El pueblo en sí tiene belleza y ri­queza histórica, apreciables inclu­so bajo el sol de justicia que man­tenía la temperatura diurna a 40° C. Ahora bien, si estuviera aconsejando a un amigo que tuviera interés en conocer la zona, le reco­mendaría que pasara olímpicamen­te de llegar durante las fiestas. En esta época, el ambiente es extraño, a horcajadas entre la Baja Edad Media y la civilización moderna que no acaba de llegar del todo. En una palabra: cutre, como la imagen de un indígena que viste una camiseta de poliéster.
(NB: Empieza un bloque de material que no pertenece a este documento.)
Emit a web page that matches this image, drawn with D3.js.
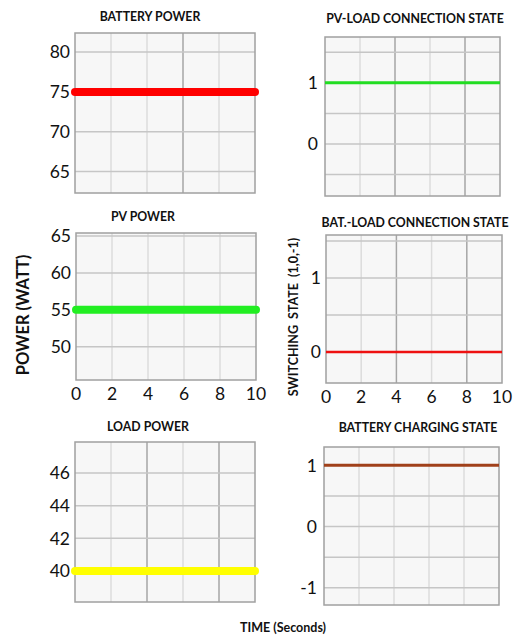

Cuando sale la víctima de la fies­ta a la plaza del ayuntamiento, mu­chos adolescentes (y no tan adoles­centes) le tiran dardos de fabrica­ción casera al cuerpo. Estos proyectiles están compuestos por un alfiler inserto en un cucurucho de papel de unos quince centímetros de longitud. Se introducen cuatro o cinco perdigones para aumentar la navegabilidad del conjunto, que se compacta con cera derretida, y ya está. El dolor ocasionado, que se traduce en movimientos bruscos y repetidos del animal, depende del grosor de su recubrimiento protec­tor de grasa. Por supuesto, siempre hay quien apunta a los ojos, a la cara y a otras partes especialmente vulnerables, desde el anonimato.

Después de media hora aproxi­madamente, se abren las puertas de la plaza del ayuntamiento y el toro recorre libremente las calles duran­te un par de horas más o algo así, hasta que uno le pega un tiro en la frente con una escopeta y una enor­me excavadora de color amarillo re­coge su cadáver con la pala y se lo lleva. No hay más. Así acaban seis toros. Mientras el toro estaba por las ca­lles, la inmensa mayoría de la gen­te adoptaba actitudes de espera no relacionadas con el desarrollo de la acción. Reinaba una especie de cumplimiento; no se respiraba en­tusiasmo. Los grupos formados, copa en mano en las entradas de los bares, conversaban de asuntos co­tidianos. El toro estaba muy lejos en todos los sentidos. Se exponía únicamente quien necesitaba hacer­lo: esos cuatro, que condicionaban con su triste ejemplo a corazones in­genuos.

¿Que la corrida corriente es más cruel...? Estoy de acuerdo, pero no por ello deja de parecerme estúpi­do basar la defensa de un acto per­judicial en el hecho de que existe uno aún peor. Nadie que no esté vinculado económica o visceralmente con el asunto profiere apo­logías tan poco inteligentes. Si­guiendo este razonamiento, llegaría­mos a: «¡No se enfade tanto, hombre!» Si precisamente he viola­do a su hija menor es porque sabía que la mayor padece de hiperten­sión. Personalmente, y admitiendo que no existe un orden preestable­cido en el mundo, prefiero aportar algo para que algún día lo haya que no al revés.¿Se necesita el dinero de las fies­tas para mejorar la educación de los niños? Sólo un embustero ofrecería semejante disculpa. ¿Acaso recoge­ría Vd., un billete si el mundo ente­ro le advirtiera de que era portador de un cultivo virulento? Ni que fue­ra de diez mil pesetas... por mucha necesidad que Vd. tuviera. Y si lo hiciera, ¿qué pensarían los que le vieran llevarlo a su casa, el hogar de sus seres supuestamente queri­dos? El ejemplo arrastra. La irrespetuosidad hacia cualquier forma de vida arrastra a la falta de respeto ante nuestra propia especie. Y ya me dirá Vd., de qué nos sirven nuestros esfuerzos si no acaban al servicio de una vida más placentera para todos. Es probable que vuelva a Coria, para tomar contacto de nuevo con personas tan agradables como las que me acogieron espléndidamen­te durante mi primera visita. No obstante, tengo una cosa muy cla­ra. La próxima vez, quiero ver a toda la gente en su salsa, no como si estuviera aburriéndose en la cola de una carnicería.

Desde luego, sé cuáles son las fe­chas que debo evitar... la semana cutre, cuando los políticos involu­crados, únicos artificies de la impre­sión totalmente errónea que el res­to de España tiene de Coria, hacen obsceno alarde de su falta de visión de futuro. Porque durante las fies­tas de San Juan, esa gente, y no los verdaderos Caurienses, es... es Co­ria.